University of Pretoria introduces a new generation of health professionals in South Africa

Posted on December 12, 2011

As the Health Services in South Africa is currently struggling to deal with an enormous burden of disease and is in dire need of more professional health care workers, the introduction of the Clinical Associates in various health districts, mostly in rural areas, will ease the burden and improve on the services provided by the health care system.

The training of the clinical associates was coordinated by the Department of Family Medicine in the School of Medicine, which is also responsible for the training of medical doctors and specialists. The students who have completed the BCMP degree will register as clinical associates with the Health Professions Council of South Africa (HPCSA). Clinical associates are a new category of health care workers who will work alongside doctors and will be supervised by them.

For the BCMP three-year programme, the students were recruited from disadvantaged rural areas from Mpumalanga, Gauteng and KwaZulu-Natal. The students had to meet the provincial requirements for full funding, and their study fees were paid in full as soon as they commenced the programme. The BCMP students from the University of Pretoria have received extensive training in various district hospitals in Mpumalanga, Free State and Gauteng provinces.

The significance of this graduate class is that the clinical associates will be filling the gap that has been caused by the shortage of doctors in district hospitals. The South Africa Military Health Service (SAMHS) will also benefit by using clinical associates to help strengthen their medical teams.

The Dean of the Faculty of Health Sciences at the University of Pretoria, Professor Eric Buch, said the declaration made by the students should form the basis and the benchmark of their practices in a professional career. He urged the graduates to uphold the standards of a professional.

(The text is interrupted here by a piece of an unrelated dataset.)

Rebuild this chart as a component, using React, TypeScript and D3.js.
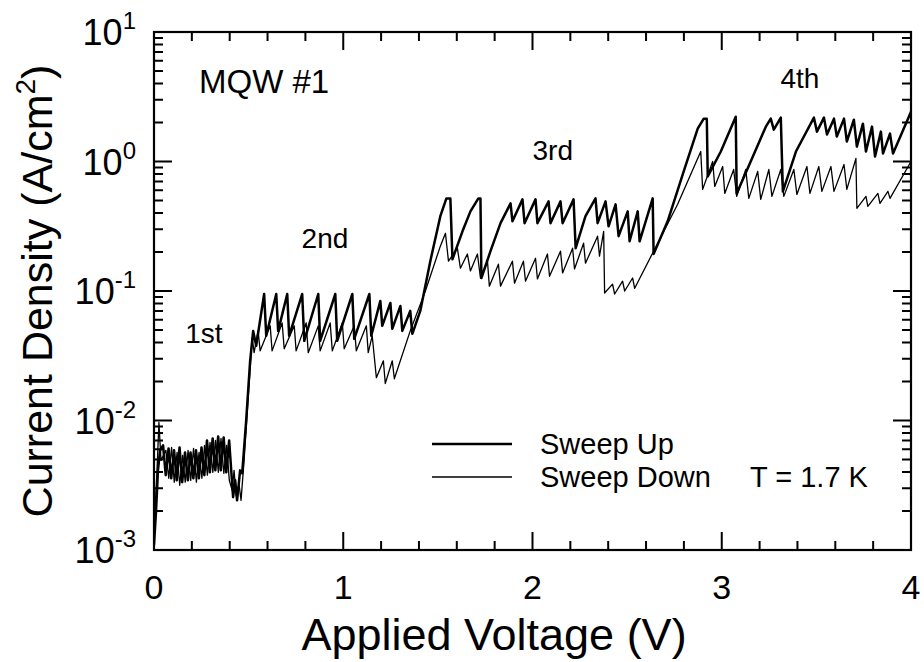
import React from "react";
import * as d3 from "d3";

// ---- Data ----
const upV = [
  0.000, 0.011, 0.021, 0.032,
  0.048, 0.062, 0.077, 0.091, 0.106, 0.120, 0.135, 0.149, 0.164, 0.179, 0.193, 0.208, 0.222, 0.237,
  0.251, 0.266, 0.280, 0.295, 0.310, 0.324, 0.339, 0.353, 0.368, 0.382, 0.397, 0.411,
  0.418, 0.429, 0.439, 0.455, 0.466, 0.487, 0.508, 0.524, 0.540, 0.582,
  0.593, 0.646, 0.656, 0.704, 0.714, 0.783, 0.794, 0.868, 0.878, 0.958, 0.968, 1.048, 1.058, 1.138, 1.148,
  1.196, 1.206, 1.249, 1.259, 1.302, 1.312, 1.354, 1.365,
  1.407, 1.460, 1.513, 1.545, 1.566, 1.577,
  1.630, 1.672, 1.714, 1.725, 1.730, 1.778, 1.831, 1.884, 1.894, 1.947, 1.958, 2.016, 2.026, 2.085, 2.095,
  2.148, 2.159, 2.217, 2.228, 2.280, 2.333, 2.344, 2.386, 2.402, 2.439, 2.455, 2.503, 2.513, 2.556, 2.566,
  2.635, 2.640,
  2.714, 2.799, 2.873, 2.905, 2.921, 2.926, 2.995, 3.074, 3.079, 3.153, 3.233, 3.259, 3.275, 3.312, 3.323,
  3.392, 3.487,
  3.503, 3.540, 3.556, 3.593, 3.608, 3.646, 3.661, 3.698, 3.714, 3.746, 3.762, 3.794, 3.810, 3.841, 3.852,
  3.889, 3.905, 4.000,
];
const upJ = [
  0.00109, 0.00203, 0.00412, 0.00588,
  0.00642, 0.00378, 0.00609, 0.00358, 0.00588, 0.00345, 0.00620, 0.00334, 0.00567, 0.00345, 0.00567, 0.00358, 0.00588, 0.00358,
  0.00620, 0.00378, 0.00702, 0.00398, 0.00727, 0.00412, 0.00753, 0.00412, 0.00740, 0.00398, 0.00702, 0.00358,
  0.00256, 0.00345, 0.00242, 0.00412, 0.00391, 0.0100, 0.0289, 0.0492, 0.0378, 0.0948,
  0.0451, 0.0948, 0.0492, 0.0948, 0.0451, 0.0948, 0.0412, 0.0948, 0.0412, 0.0948, 0.0412, 0.0948, 0.0427, 0.0948, 0.0451,
  0.0838, 0.0538, 0.0809, 0.0510, 0.0767, 0.0492, 0.0702, 0.0467,
  0.0702, 0.170, 0.378, 0.519, 0.519, 0.176,
  0.289, 0.412, 0.519, 0.519, 0.126, 0.203, 0.334, 0.475, 0.345, 0.510, 0.334, 0.510, 0.334, 0.492, 0.334,
  0.492, 0.334, 0.510, 0.214, 0.378, 0.519, 0.334, 0.492, 0.316, 0.467, 0.265, 0.412, 0.242, 0.412, 0.242,
  0.519, 0.193,
  0.345, 0.838, 1.794, 2.142, 2.142, 0.767, 1.194, 2.219, 0.567, 1.0, 1.859, 2.142, 1.763, 2.181, 0.588,
  1.194, 2.181,
  1.701, 2.181, 1.613, 2.142, 1.557, 2.142, 1.425, 2.104, 1.304, 1.960, 1.194, 1.859, 1.093, 1.701, 1.152,
  1.642, 1.152, 2.42,
];

const downV = [
  0.000, 0.016, 0.026, 0.037,
  0.063, 0.078, 0.093, 0.107, 0.122, 0.136, 0.151, 0.165, 0.180, 0.194, 0.209, 0.224, 0.238, 0.253,
  0.267, 0.282, 0.296, 0.311, 0.325, 0.340, 0.354, 0.369, 0.384, 0.398,
  0.413, 0.423, 0.434, 0.450, 0.460, 0.476, 0.497, 0.519,
  0.529, 0.550, 0.561, 0.614, 0.624, 0.677, 0.688, 0.741, 0.751, 0.804, 0.815, 0.868, 0.878, 0.931, 0.942,
  0.995, 1.005, 1.058, 1.069, 1.122, 1.132, 1.153,
  1.175, 1.212, 1.222, 1.259, 1.270,
  1.354, 1.434, 1.513, 1.540, 1.556, 1.603, 1.619, 1.656, 1.672, 1.709, 1.725,
  1.762, 1.772, 1.820, 1.831, 1.894, 1.905, 1.952, 1.963, 2.016, 2.026, 2.079, 2.090, 2.148, 2.159,
  2.212, 2.222, 2.270, 2.280, 2.344, 2.354, 2.376, 2.381,
  2.423, 2.434, 2.476, 2.487, 2.529, 2.540,
  2.640, 2.767, 2.889, 2.899, 2.952, 2.963, 3.005, 3.016, 3.063, 3.079, 3.127, 3.143, 3.190, 3.206,
  3.249, 3.265, 3.312, 3.328, 3.381, 3.397, 3.450, 3.466, 3.513, 3.529, 3.577, 3.593, 3.646, 3.661,
  3.709, 3.714, 3.762, 3.772, 3.825, 3.836, 3.878, 3.889, 4.000,
];
const downJ = [
  0.00143, 0.00412, 0.00965, 0.00492,
  0.00588, 0.00358, 0.00620, 0.00334, 0.00567, 0.00316, 0.00538, 0.00334, 0.00588, 0.00345, 0.00609, 0.00334, 0.00567, 0.00358,
  0.00642, 0.00378, 0.00677, 0.00398, 0.00702, 0.00398, 0.00727, 0.00391, 0.00642, 0.00345,
  0.00289, 0.00412, 0.00265, 0.00316, 0.00242, 0.00492, 0.0143, 0.0435,
  0.0334, 0.0492, 0.0345, 0.0538, 0.0345, 0.0567, 0.0358, 0.0538, 0.0345, 0.0567, 0.0334, 0.0538, 0.0345, 0.0567, 0.0345,
  0.0567, 0.0358, 0.0538, 0.0345, 0.0538, 0.0334, 0.0451,
  0.0214, 0.0289, 0.0193, 0.0289, 0.0210,
  0.0492, 0.100, 0.222, 0.279, 0.170, 0.214, 0.150, 0.193, 0.143, 0.193, 0.126,
  0.170, 0.109, 0.161, 0.109, 0.170, 0.115, 0.170, 0.119, 0.179, 0.124, 0.193, 0.130, 0.203, 0.138,
  0.214, 0.148, 0.234, 0.164, 0.265, 0.186, 0.289, 0.0965,
  0.113, 0.0948, 0.119, 0.100, 0.126, 0.105,
  0.203, 0.467, 1.194, 0.609, 1.0, 0.642, 0.915, 0.567, 0.868, 0.538, 0.868, 0.519, 0.838, 0.510,
  0.868, 0.538, 0.868, 0.538, 0.868, 0.557, 0.915, 0.567, 0.915, 0.588, 0.915, 0.588, 0.948, 0.609,
  1.055, 0.435, 0.538, 0.451, 0.567, 0.475, 0.588, 0.519, 1.0,
];

const xTickValues = [0, 1, 2, 3, 4];
const xTickLabels = ["0", "1", "2", "3", "4"];
const yTickExponents = [-3, -2, -1, 0, 1];
const yTickLabels = ["-3", "-2", "-1", "0", "1"];

const legendLabels = ["Sweep Up", "Sweep Down"];
const ordinalLabels = ["1st", "2nd", "3rd", "4th"];
const ordinalV = [0.165, 0.78, 2.0, 3.31];
const ordinalJ = [0.04, 0.215, 1.03, 3.69];

// ---- Layout ----
const W = 924;
const H = 662;
const L = 154, R = 911, T = 32, B = 550;
const FONT = "'Liberation Sans', Arial, Helvetica, sans-serif";

export default function App() {
  const x = d3.scaleLinear().domain([0, 4]).range([L, R]);
  const y = d3.scaleLog().domain([1e-3, 10]).range([B, T]);
  const line = d3
    .line<[number, number]>()
    .x((d) => x(d[0]))
    .y((d) => y(d[1]));

  const up: [number, number][] = upV.map((v, i) => [v, upJ[i]]);
  const down: [number, number][] = downV.map((v, i) => [v, downJ[i]]);

  const xMinor = d3.range(1, 20).map((k) => k * 0.2).filter((v) => Math.abs(v - Math.round(v)) > 1e-6);
  const yMinor: number[] = [];
  for (let e = -3; e < 1; e++) for (let m = 2; m <= 9; m++) yMinor.push(m * Math.pow(10, e));

  const majLen = 18;
  const minLen = 9;

  let tickD = "";
  xTickValues.forEach((v) => {
    const px = x(v);
    tickD += `M${px},${B}V${B - majLen}M${px},${T}V${T + majLen}`;
  });
  xMinor.forEach((v) => {
    const px = x(v);
    tickD += `M${px},${B}V${B - minLen}M${px},${T}V${T + minLen}`;
  });
  yTickExponents.forEach((e) => {
    const py = y(Math.pow(10, e));
    tickD += `M${L},${py}H${L + majLen}M${R},${py}H${R - majLen}`;
  });
  yMinor.forEach((v) => {
    const py = y(v);
    tickD += `M${L},${py}H${L + minLen}M${R},${py}H${R - minLen}`;
  });

  return (
    <svg
      width={W}
      height={H}
      style={{ position: "absolute", left: 0, top: 0, background: "#fff" }}
      fontFamily={FONT}
    >
      <rect x={0} y={0} width={W} height={H} fill="#fff" />
      <defs>
        <clipPath id="plotclip">
          <rect x={L} y={T} width={R - L} height={B - T} />
        </clipPath>
      </defs>

      {/* data */}
      <g clipPath="url(#plotclip)" fill="none" stroke="#000" strokeLinejoin="round">
        <path d={line(down) || ""} strokeWidth={1.3} />
        <path d={line(up) || ""} strokeWidth={2.5} />
      </g>

      {/* frame */}
      <rect x={L} y={T} width={R - L} height={B - T} fill="none" stroke="#000" strokeWidth={2.2} />

      {/* ticks */}
      <path d={tickD} fill="none" stroke="#000" strokeWidth={2} />

      {/* x tick labels */}
      {xTickValues.map((v, i) => (
        <text key={"xl" + v} x={x(v)} y={599} fontSize={34} textAnchor="middle" fill="#000">
          {xTickLabels[i]}
        </text>
      ))}

      {/* y tick labels */}
      {yTickExponents.map((e, i) => (
        <text key={"yl" + e} x={136} y={y(Math.pow(10, e)) + 13} fontSize={36} textAnchor="end" fill="#000">
          10
          <tspan fontSize={24} dy={-16}>
            {yTickLabels[i]}
          </tspan>
        </text>
      ))}

      {/* axis titles */}
      <text x={494} y={650} fontSize={45} textAnchor="middle" fill="#000">
        Applied Voltage (V)
      </text>
      <text
        transform={`translate(52, ${(T + B) / 2}) rotate(-90)`}
        fontSize={43}
        textAnchor="middle"
        fill="#000"
      >
        Current Density (A/cm
        <tspan fontSize={28} dy={-17}>2</tspan>
        <tspan dy={17}>)</tspan>
      </text>

      {/* annotations */}
      <text x={199} y={93} fontSize={33} fill="#000">
        MQW #1
      </text>
      {ordinalLabels.map((t, i) => (
        <text key={t} x={x(ordinalV[i])} y={y(ordinalJ[i])} fontSize={28} fill="#000">
          {t}
        </text>
      ))}

      {/* legend */}
      <line x1={432} x2={512} y1={444} y2={444} stroke="#000" strokeWidth={2.5} />
      <line x1={432} x2={512} y1={477} y2={477} stroke="#000" strokeWidth={1.3} />
      <text x={540} y={454} fontSize={29} fill="#000">
        {legendLabels[0]}
      </text>
      <text x={540} y={487} fontSize={29} fill="#000">
        {legendLabels[1]}
      </text>
      <text x={750} y={487} fontSize={29} fill="#000">
        T = 1.7 K
      </text>
    </svg>
  );
}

“As the first graduates of the University of Pretoria and the second in the whole country, the future of this profession will be determined by the excellence with which you practice and the standards which you set. The values which you profess is going to be the foundation and the benchmark of how people see your profession going into the future”, said Prof Buch.

Gauteng MEC for Health and Social Development Ntombi Mekgwe said the newly graduated Clinical Associates are expected to improve the health outcomes as outlined in the negotiated Service Delivery Agreements signed by the Minister of Health and the President of South Africa. The clinical associate will meet the following outcomes of the Service Delivery Agreements:

i) Increasing life expectancy

ii) Reduce maternal infant and child mortality

iii) Combatting HIV/AIDS and TB

iv) Strengthening the health system effectiveness

“As newcomers within the health care system, you will be joining us in addressing the outputs and to address the Millennium Development Growth. You come at the most exciting time in the South African health care system, where we will focus on the re-engineering of primary health care and the health system toward prevention and promotion of health”, said MEC Mekgoe.

The University of Pretoria is proud to have been a pioneer in the training of clinical associates in South Africa in a programme that meets international best practice. The University is also appreciative of the support it has received from the national and provincial health departments and from SAMHS, who also seconded some instructors to assist with the training.

We are also especially appreciative of the exemplary contribution made by a wide range of staff at the University and the staff of the hospitals where the clinical associates did their practical training.

Dean of the Faculty of Health Sciences, Prof Eric Buch address the graduates and the delegates at the Declaration Ceremony.

Brigadier-General, Snowy Moremi, from the South African Military Services congratulates Ms Ntswaki Kgosimere, who has completed her three year degree in Bachelor of Clinical Medical Practice. 

The first class of 2011 Bachelor of Clinical Medical Practice, at the University of Pretoria.